What to produce:
In the lines below, output everything from the first line through the line containing "years = list(range(2020, 2052))" exactly as it is. Pictures are not part of the output.

-- START --

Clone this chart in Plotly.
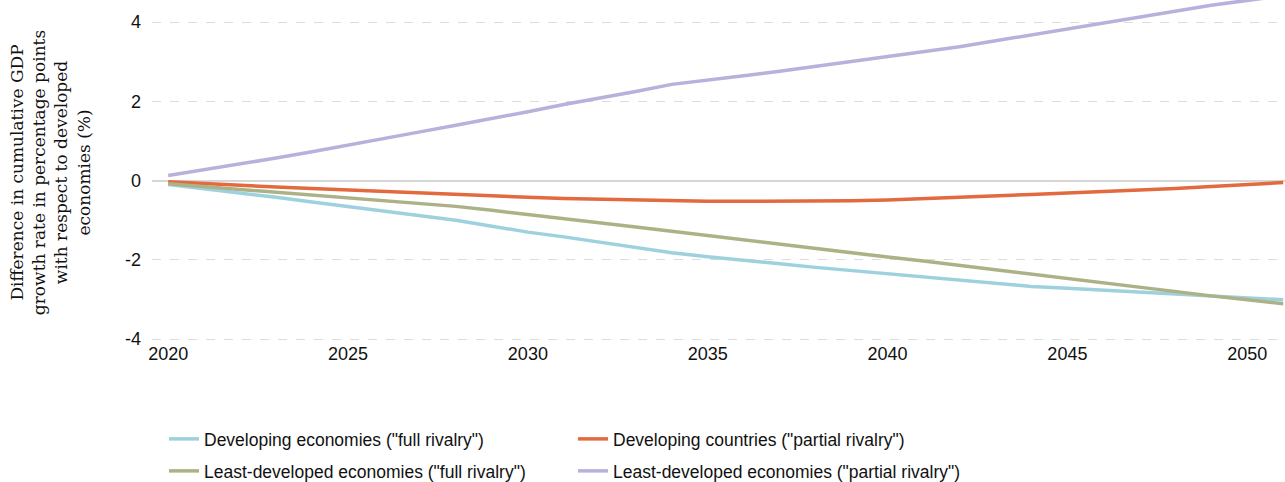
import plotly.graph_objects as go

years = list(range(2020, 2052))

dev_full = [-0.10, -0.20, -0.31, -0.42, -0.54, -0.66, -0.78, -0.88, -1.00, -1.15,
            -1.30, -1.42, -1.56, -1.69, -1.82, -1.92, -2.02, -2.10, -2.19, -2.27,
            -2.36, -2.44, -2.53, -2.61, -2.67, -2.72, -2.76, -2.81, -2.86, -2.91,
            -2.96, -3.01]
dev_partial = [-0.03, -0.08, -0.12, -0.16, -0.20, -0.24, -0.28, -0.32, -0.35, -0.38,
               -0.42, -0.45, -0.47, -0.49, -0.51, -0.52, -0.52, -0.52, -0.52, -0.51,
               -0.49, -0.46, -0.42, -0.39, -0.35, -0.31, -0.28, -0.24, -0.20, -0.15,
               -0.10, -0.05]
ldc_full = [-0.08, -0.15, -0.22, -0.29, -0.36, -0.42, -0.49, -0.56, -0.65, -0.75,
            -0.85, -0.95, -1.06, -1.17, -1.28, -1.39, -1.50, -1.61, -1.72, -1.84,
            -1.93, -2.03, -2.14, -2.26, -2.37, -2.49, -2.60, -2.71, -2.81, -2.91,
            -3.01, -3.11]
ldc_partial = [0.13, 0.27, 0.41, 0.57, 0.73, 0.89, 1.06, 1.23, 1.40, 1.56,
               1.74, 1.92, 2.08, 2.25, 2.43, 2.55, 2.65, 2.76, 2.88, 3.01,
               3.13, 3.25, 3.38, 3.53, 3.68, 3.84, 3.99, 4.14, 4.29, 4.43,
               4.55, 4.67]

names = ['Developing economies ("full rivalry")',
         'Developing countries ("partial rivalry")',
         'Least-developed economies ("full rivalry")',
         'Least-developed economies ("partial rivalry")']
series = [dev_full, dev_partial, ldc_full, ldc_partial]
colors = ["#9ed1de", "#e3693e", "#adb186", "#b9b0dc"]
legends = ["legend", "legend", "legend2", "legend2"]

x_ticks = [2020, 2025, 2030, 2035, 2040, 2045, 2050]
y_ticks = [-4, -2, 0, 2, 4]

fig = go.Figure()
for name, vals, col, lg in zip(names, series, colors, legends):
    fig.add_trace(go.Scatter(x=years, y=vals, mode="lines", name=name,
                             line=dict(color=col, width=3.5), legend=lg))

font_sans = "Liberation Sans, Arial, sans-serif"
leg_common = dict(orientation="h", xref="container", yref="container",
                  xanchor="left", yanchor="middle", x=164 / 1285,
                  font=dict(family=font_sans, size=17.5, color="#111"),
                  entrywidth=364, entrywidthmode="pixels",
                  bgcolor="rgba(0,0,0,0)", traceorder="normal")

fig.update_layout(
    width=1285, height=482,
    paper_bgcolor="white", plot_bgcolor="white",
    margin=dict(l=152, r=0, t=0, b=137),
    font=dict(family=font_sans, size=18, color="#111"),
    showlegend=True,
    legend=dict(**leg_common, y=1 - 439 / 482),
    legend2=dict(**leg_common, y=1 - 471 / 482),
    xaxis=dict(range=[2019.55, 2051.05], tickvals=x_ticks,
               ticktext=[str(v) for v in x_ticks],
               showgrid=False, zeroline=False, showline=False, ticks="",
               ticklabelstandoff=-4, tickfont=dict(size=18)),
    yaxis=dict(range=[-4.15, 4.56], tickvals=y_ticks,
               ticktext=[str(v) for v in y_ticks],
               showgrid=True, gridcolor="#dcdcdc", griddash="dash", gridwidth=1,
               zeroline=True, zerolinecolor="#d6d6d6", zerolinewidth=2,
               showline=False, ticks="", ticklabelstandoff=10,
               tickfont=dict(size=18),
               title=dict(text="Difference in cumulative GDP<br>growth rate in percentage points<br>with respect to developed<br>economies (%)",
                          font=dict(family="DejaVu Serif, serif", size=17, color="#111"),
                          standoff=30)),
)

fig.write_html("out.html", config={"displayModeBar": False},
               post_script="document.body.style.margin='0';document.body.style.padding='0';")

-- END --

Result of the exercise:
Clone this chart in Plotly.
import plotly.graph_objects as go

years = list(range(2020, 2052))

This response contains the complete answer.